Екатерина перечитывала письмо престарелого губернатора Петра Ивановича Салтыкова, героя Семилетней войны, убоявшегося невидимого и грозного врага:
«Болезнь уже так умножилась и день ото дня усиливается, что не осталось никакого способа оную прекратить, кроме, что всяк старается себя сохранить. Мрёт в Москве в сутки до 835 человек, включая и тех, кого тайно хоронят, и всё от страха карантинов, да и по улицам находят мёртвых до 60 и более. Из Москвы множество народу подлого побежало, особливо хлебники, квасники и все, кои съестными припасами торгуют, калачники, маркитанты
[20] и прочие мастеровые. С нуждою можно что купить съестное, работ нет, хлебных магазинов нет, дворянство всё выехало по деревням.
Генерал-поручик Пётр Дмитриевич Еропкин (на него было возложено руководство борьбой с эпидемией ) старается и трудится неусыпно, но все его труды тщетны, зло никак не прекратить. У него в доме человек заразился, о чём он меня просил, чтоб донести вашему императорскому величеству и испросить милостивого увольнения от сей комиссии. У меня в канцелярии тоже заразились, кроме что кругом меня во всех домах мрут.
И я запер свои ворота, сижу один, опасаясь к себе несчастья.
Я всячески генерал-поручику Еропкину помогал, да уж и помочь нечем: команда вся раскомандирована, в присутственных местах все дела остановились, и везде приказные служители заражаются.
Приемлю милость просить мне позволить на сие злое время отлучиться, пока оное по наступающему холодному времени может утихнуть, и комиссия генерал-поручика Еропкина лишняя ныне и больше вреда делает, и все те частные смотрители, посылая от себя и сами ездя, больше болезнь развозят...»
И не дожидаясь ответа от Екатерины, старый генерал убежал в свою подмосковную деревню, бросив на произвол судьбы гибнущую столицу...
Григорий Орлов выехал скоро, собрав команду людей, таких же, как он, не боящихся ни Бога, ни чёрта, ни самой чумы.
Уже на въезде понял он размеры гигантского бедствия: везде по сторонам дороги лежали неубранные трупы, а потом стали попадаться и санитары в белых балахонах, белых бахилах и белых рукавицах, кидающие в смрадные дымные костры нехитрый домашний скарб убитых чумой, вынося его из опустевших домов. На углах стояли те же санитары и разливали в ведра и бидоны уксус, будто бы помогающий от чумы. Но очереди к санитарам были жиденькие: не очень-то верили москвичи в это снадобье.

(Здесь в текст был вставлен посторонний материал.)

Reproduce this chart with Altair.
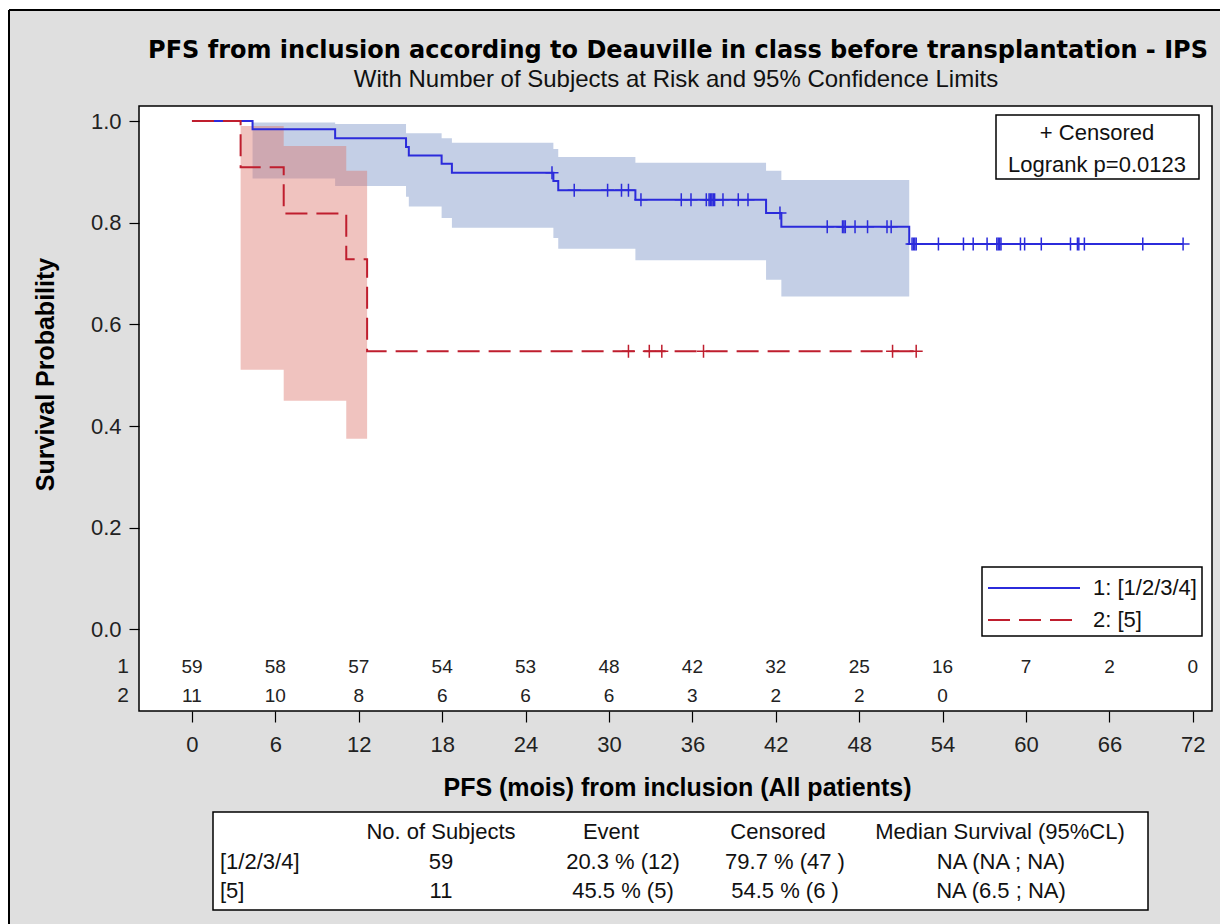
import altair as alt
import pandas as pd

FONT = "Liberation Sans, Arial, Helvetica, sans-serif"
TITLE_FONT = "DejaVu Sans, Verdana, sans-serif"

# ---------------- data ----------------
g1_time = [0, 4.36, 10.3, 15.4, 15.6, 17.96, 18.7, 26.0, 26.35, 31.9, 41.3, 42.4, 51.6, 71.3]
g1_surv = [1.0, 0.984, 0.966, 0.949, 0.932, 0.916, 0.898, 0.882, 0.864, 0.845, 0.819, 0.792, 0.758, 0.758]
g2_time = [0, 3.5, 6.6, 11.1, 12.6, 52.1]
g2_surv = [1.0, 0.909, 0.818, 0.728, 0.547, 0.547]

g1_band_time = [4.36, 10.3, 15.4, 15.6, 17.96, 18.7, 26.0, 26.35, 31.9, 41.3, 42.4, 51.6]
g1_band_lo = [0.887, 0.872, 0.851, 0.832, 0.809, 0.790, 0.770, 0.749, 0.726, 0.688, 0.655, 0.655]
g1_band_hi = [0.997, 0.994, 0.976, 0.976, 0.966, 0.957, 0.945, 0.929, 0.918, 0.902, 0.884, 0.884]
g2_band_time = [3.5, 6.6, 11.1, 12.6]
g2_band_lo = [0.511, 0.450, 0.375, 0.375]
g2_band_hi = [0.990, 0.951, 0.902, 0.902]

g1_censor = [25.9, 27.5, 29.9, 30.9, 31.4, 32.3, 35.2, 35.9, 37.0, 37.2, 37.3, 37.4, 37.5,
             37.6, 38.2, 39.3, 40.0, 42.3, 45.7, 46.8, 46.9, 47.0, 47.7, 48.6, 50.0, 50.3,
             51.8, 51.9, 52.0, 52.1, 53.7, 55.5, 56.2, 57.2, 57.9, 58.0, 58.1, 58.2, 59.6,
             59.9, 61.1, 63.2, 63.7, 63.8, 64.2, 68.4, 71.3]
g2_censor = [31.4, 32.9, 33.8, 36.8, 50.4, 52.1]

risk_time = [0, 6, 12, 18, 24, 30, 36, 42, 48, 54, 60, 66, 72]
risk_g1 = [59, 58, 57, 54, 53, 48, 42, 32, 25, 16, 7, 2, 0]
risk_g2 = [11, 10, 8, 6, 6, 6, 3, 2, 2, 0]
risk_rows = ["1", "2"]

x_ticks = [0, 6, 12, 18, 24, 30, 36, 42, 48, 54, 60, 66, 72]
y_ticks = [0.0, 0.2, 0.4, 0.6, 0.8, 1.0]

legend_labels = ["1: [1/2/3/4]", "2: [5]"]
inset_lines = ["+ Censored", "Logrank p=0.0123"]

tbl_headers = ["No. of Subjects", "Event", "Censored", "Median Survival (95%CL)"]
tbl_groups = ["[1/2/3/4]", "[5]"]
tbl_n = ["59", "11"]
tbl_event = ["20.3 % (12)", "45.5 % (5)"]
tbl_cens = ["79.7 % (47 )", "54.5 % (6 )"]
tbl_median = ["NA (NA ; NA)", "NA (6.5 ; NA)"]

title_text = "PFS from inclusion according to Deauville in class before transplantation - IPS"
subtitle_text = "With Number of Subjects at Risk and 95% Confidence Limits"

# ---------------- styling / layout ----------------
BLUE = "#2b2bdb"
RED = "#bf1e2e"
BLUE_BAND = "#c4cfe6"
RED_BAND = "#dc746b"
W, H = 1073, 605
XDOM = [-3.81, 73.38]
YDOM = [-0.1603, 1.0295]
RISK_Y = [-0.0747, -0.1316]

xs = alt.Scale(domain=XDOM, nice=False, zero=False)
ys = alt.Scale(domain=YDOM, nice=False, zero=False)

x_axis = alt.Axis(values=x_ticks, title="PFS (mois) from inclusion (All patients)",
                  grid=False, domain=False, tickSize=11, tickColor="black", tickWidth=1.2,
                  labelFontSize=22, labelFont=FONT, labelColor="#222", labelPadding=12,
                  labelFlush=False, titleFont=FONT, titleFontSize=25, titleFontWeight="bold",
                  titleColor="black", titleX=538, titleY=76, titleBaseline="middle",
                  titleAlign="center")
y_axis = alt.Axis(values=y_ticks, format=".1f", title="Survival Probability",
                  grid=False, domain=False, tickSize=10, tickColor="black", tickWidth=1.2,
                  labelFontSize=22, labelFont=FONT, labelColor="#222", labelPadding=8,
                  labelFlush=False, titleFont=FONT, titleFontSize=25, titleFontWeight="bold",
                  titleColor="black", titleAngle=270, titleX=-94, titleY=268,
                  titleBaseline="middle", titleAlign="center")


def X(field):
    return alt.X(field, type="quantitative", scale=xs, axis=x_axis)


def Y(field):
    return alt.Y(field, type="quantitative", scale=ys, axis=y_axis)


def step_value(times, survs, t):
    v = survs[0]
    for tt, s in zip(times, survs):
        if tt <= t:
            v = s
    return v


one = pd.DataFrame({"a": [0]})

layers = []

# outer page border (white margin + black frame line)
layers.append(alt.Chart(one).mark_rect(fill="white", strokeWidth=0)
              .encode(x=alt.value(-139), x2=alt.value(1081), y=alt.value(-106), y2=alt.value(-96)))
layers.append(alt.Chart(one).mark_rect(fill="white", strokeWidth=0)
              .encode(x=alt.value(-139), x2=alt.value(-130), y=alt.value(-106), y2=alt.value(818)))
layers.append(alt.Chart(one).mark_rule(color="black", strokeWidth=2)
              .encode(x=alt.value(-130), x2=alt.value(1081), y=alt.value(-96)))
layers.append(alt.Chart(one).mark_rule(color="black", strokeWidth=2)
              .encode(x=alt.value(-130), y=alt.value(-96), y2=alt.value(818)))

# titles
layers.append(alt.Chart(one).mark_text(text=title_text, fontSize=24, fontWeight="bold",
                                       font=TITLE_FONT, color="black", align="center",
                                       baseline="middle")
              .encode(x=alt.value(539), y=alt.value(-55)))
layers.append(alt.Chart(one).mark_text(text=subtitle_text, fontSize=24, font=FONT,
                                       color="#111", align="center", baseline="middle")
              .encode(x=alt.value(537), y=alt.value(-26)))

# confidence bands
b1 = pd.DataFrame({"t": g1_band_time, "lo": g1_band_lo, "hi": g1_band_hi})
b2 = pd.DataFrame({"t": g2_band_time, "lo": g2_band_lo, "hi": g2_band_hi})
layers.append(alt.Chart(b1).mark_area(interpolate="step-after", color=BLUE_BAND, opacity=1)
              .encode(x=X("t"), y=Y("lo"), y2="hi"))
layers.append(alt.Chart(b2).mark_area(interpolate="step-after", color=RED_BAND, opacity=0.43)
              .encode(x=X("t"), y=Y("lo"), y2="hi"))

# survival curves
c1 = pd.DataFrame({"t": g1_time, "s": g1_surv})
c2 = pd.DataFrame({"t": g2_time, "s": g2_surv})
layers.append(alt.Chart(c1).mark_line(interpolate="step-after", color=BLUE, strokeWidth=2)
              .encode(x=X("t"), y=Y("s")))
layers.append(alt.Chart(c2).mark_line(interpolate="step-after", color=RED, strokeWidth=2,
                                      strokeDash=[22, 9])
              .encode(x=X("t"), y=Y("s")))

# censor marks
PLUS = "M-1,0L1,0M0,-1L0,1"
k1 = pd.DataFrame({"t": g1_censor, "s": [step_value(g1_time, g1_surv, t) for t in g1_censor]})
k2 = pd.DataFrame({"t": g2_censor, "s": [step_value(g2_time, g2_surv, t) for t in g2_censor]})
layers.append(alt.Chart(k1).mark_point(shape=PLUS, size=169, strokeWidth=1.5, color=BLUE,
                                       opacity=1, filled=False)
              .encode(x=X("t"), y=Y("s")))
layers.append(alt.Chart(k2).mark_point(shape=PLUS, size=169, strokeWidth=1.5, color=RED,
                                       opacity=1, filled=False)
              .encode(x=X("t"), y=Y("s")))

# number at risk
risk_df = pd.DataFrame({
    "t": risk_time + risk_time[:len(risk_g2)],
    "n": risk_g1 + risk_g2,
    "yy": [RISK_Y[0]] * len(risk_g1) + [RISK_Y[1]] * len(risk_g2),
})
layers.append(alt.Chart(risk_df).mark_text(fontSize=19, font=FONT, color="#222",
                                           baseline="middle")
              .encode(x=X("t"), y=Y("yy"), text="n:Q"))
row_df = pd.DataFrame({"lab": risk_rows, "yy": RISK_Y})
layers.append(alt.Chart(row_df).mark_text(fontSize=21, font=FONT, color="#222",
                                          align="right", baseline="middle")
              .encode(x=alt.value(-10), y=Y("yy"), text="lab:N"))

# inset box: censored + logrank
layers.append(alt.Chart(one).mark_rect(fill="white", stroke="black", strokeWidth=1.5)
              .encode(x=alt.value(857), x2=alt.value(1060), y=alt.value(9), y2=alt.value(73)))
for txt, yy in zip(inset_lines, [27, 59]):
    layers.append(alt.Chart(one).mark_text(text=txt, fontSize=22, font=FONT, color="#111",
                                           align="center", baseline="middle")
                  .encode(x=alt.value(958), y=alt.value(yy)))

# legend box
layers.append(alt.Chart(one).mark_rect(fill="white", stroke="black", strokeWidth=1.5)
              .encode(x=alt.value(843), x2=alt.value(1063), y=alt.value(461), y2=alt.value(530)))
layers.append(alt.Chart(one).mark_rule(color=BLUE, strokeWidth=2)
              .encode(x=alt.value(849), x2=alt.value(941), y=alt.value(482)))
layers.append(alt.Chart(one).mark_rule(color=RED, strokeWidth=2, strokeDash=[22, 9])
              .encode(x=alt.value(849), x2=alt.value(941), y=alt.value(514)))
for txt, yy in zip(legend_labels, [482, 514]):
    layers.append(alt.Chart(one).mark_text(text=txt, fontSize=22, font=FONT, color="#111",
                                           align="left", baseline="middle")
                  .encode(x=alt.value(954), y=alt.value(yy)))

# summary table below the plot
TBL_X0, TBL_X1, TBL_Y0, TBL_Y1 = 74, 1009, 706, 804
HEAD_X = [302, 472, 639, 861]
VAL_X = [302, 484, 646, 862]
ROW_Y = [726, 756, 785]
LAB_X = 81
layers.append(alt.Chart(one).mark_rect(fill="white", stroke="black", strokeWidth=1.5)
              .encode(x=alt.value(TBL_X0), x2=alt.value(TBL_X1),
                      y=alt.value(TBL_Y0), y2=alt.value(TBL_Y1)))
for txt, xx in zip(tbl_headers, HEAD_X):
    layers.append(alt.Chart(one).mark_text(text=txt, fontSize=22, font=FONT, color="#111",
                                           align="center", baseline="middle")
                  .encode(x=alt.value(xx), y=alt.value(ROW_Y[0])))
for i in range(2):
    yy = ROW_Y[i + 1]
    layers.append(alt.Chart(one).mark_text(text=tbl_groups[i], fontSize=22, font=FONT,
                                           color="#111", align="left", baseline="middle")
                  .encode(x=alt.value(LAB_X), y=alt.value(yy)))
    for txt, xx in zip([tbl_n[i], tbl_event[i], tbl_cens[i], tbl_median[i]], VAL_X):
        layers.append(alt.Chart(one).mark_text(text=txt, fontSize=22, font=FONT, color="#111",
                                               align="center", baseline="middle")
                      .encode(x=alt.value(xx), y=alt.value(yy)))

chart = alt.layer(*layers).properties(
    width=W, height=H,
    padding={"left": 139, "top": 106, "right": 8, "bottom": 213},
    autosize=alt.AutoSizeParams(type="none"),
    background="#dfdfdf",
).configure_view(fill="white", stroke="black", strokeWidth=1.5)

chart.save("out.html", embed_options={"renderer": "svg", "actions": False})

Услышал Орлов и то, как был убит митрополит Амвросий. У Варварских ворот стояла в простом окладе икона Богородицы, и всякий прикладывался к ней, памятуя о том, что икона чудотворная и может принести исцеление. Однако доктора стали говорить, что целование иконы помогает разносить заразу, и Амвросий распорядился снять икону и отнести её в какую-то другую церковь, а ящик с народными деньгами, куда простые люди кидали последние копейки, опечатать и отвезти в воспитательный дом для сироток.